When it’s cold outside and you’re full of bagels, sometimes you just wanna go where everybody knows your name. Last night, that place was charming resto Casa Del Popolo for a nine-bands-and-counting Blocks Recording Club showcase that was like a mini Toronto reunion. Starting the night with geek-chic élan, local comedian David Dineen-Porter, a.k.a. PDF Format, charmed guests with extensive, hilarious concert banter. An explanation for the back-story behind chip tune track “We Shall Krill” (a boy takes a bearded tree-whale back to the sea to chomp down on krill, obviously) was especially funny, particularly when Porter recruited a member of Brides to sing the chorus. With two microphones and a charged Gameboy, a cover of the Beach Boys’ “God Only Knows” hit home as Porter harmonized with himself through a microphone augmented by a vocoder. It was one band down, eight to go — though Katie Stelmanis reportedly cancelled after her bus broke down on the road, quelle domage.

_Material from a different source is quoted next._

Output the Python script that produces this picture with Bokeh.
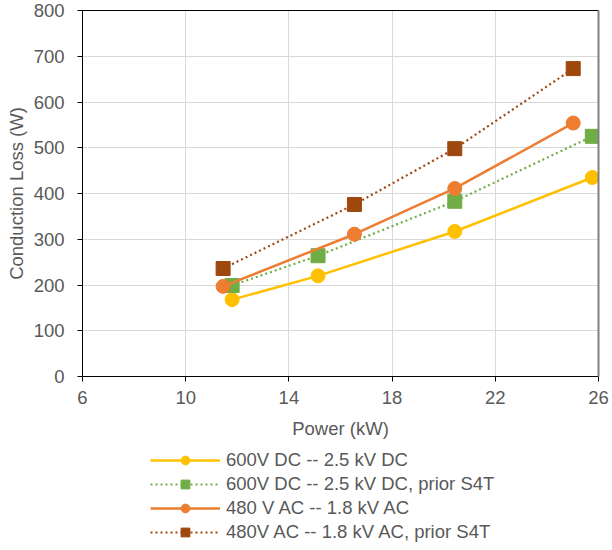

Best Montreal purchase yet? A floppy fur-lined lumberjack hat that makes me look like Frances McDormand’s pregnant cop in Fargo. I needed it for the long, cold bike ride down St. Laurent for Fever Ray’s close-to-last-ever show at Metropolis, an expansive, elegant venue that makes Massey Hall look like your high-school auditorium. In what would either be the greatest or most terrifying show if you were on mushrooms, Fever Ray’s theatricality never outshone the mysterious, ambient drones of her voice. Still this was a production that included a fog machine that near blanketed the stage and 50-foot lasers that appeared to hurtle out in front of you. Ray even entered the stage with a hulky wildebeest costume that caused “Mon dieu!” responses all the way through the balcony. Bongo percussion gave the band’s lilting electronica a Tropicalia flare, though I couldn’t shake the feeling that this show was oddly akin to the fantasy sex den Tom Cruise stumbles upon in Eyes Wide Shut. No wonder I Killed My Mother director Xavier Dolan told me that this was the show to see at a Greek social club–cum-espresso hotspot earlier that day as Canadiens fans screamed during the first hockey game of the season.
Pop Montreal has a history of making musicians relevant again, and no one’s in need of positive press than Juice Crew member/sham Ph.D student Roxanne Shante. Though we won’t get the full story of her life until tomorrow’s keynote speech, Shante took stage after a near 30-minute delay soundtracked by an amiable DJ at the dingy Club Lambi. “If I’m gonna hip-hop, I gotta feel hip-hop,” said the squeaky-voiced MC from Queensbridge, switching up her boots for old school Adidas and layering on the gold chains. Yet aside from a brief rendition of her old school fare (where’s “Roxanne’s Revenge” at?), Shante was more interested in giving props to old school hip-hop, in an at-first endearing, then bloody annoying game of “Name That Hip-Hop Song.” “If you know this motherfucking song, let me hear you sing along,” pipped Shante to tracks by LL Cool J, Salt N’ Pepa and Biz Markie as we threw our hands up in the air, eventually in desperation. Freestylin’ rhymes like “here for y’all” and “Montreal,” Shante was a friendly though disappointing performer, though her flirting with the crowd by way of deeming us “sexy-ass Canadians” was a nice sentiment.
The place to be on St. Laurent in the wee hours was apparently La Salle Verte — a grimier, more fluorescent version of Toronto’s Green Room, where Chain and the Gang member Ian Svenonius was holding court as the soul dance party’s DJ. Though the indie-celeb appearances were off the hook (I spotted Slim Twig, Diamond Rings and Cadence Weapon slow dancing with a carnation behind his ear), Svenonius was trying to initiate a competitive dance contest to an all-soul playlist. When asked for comment, all the iconic rocker could do was make love. “You’re so cute,” he told me, moving in for a kiss. When in Montreal, do as the Washington post-hardcore musicians do?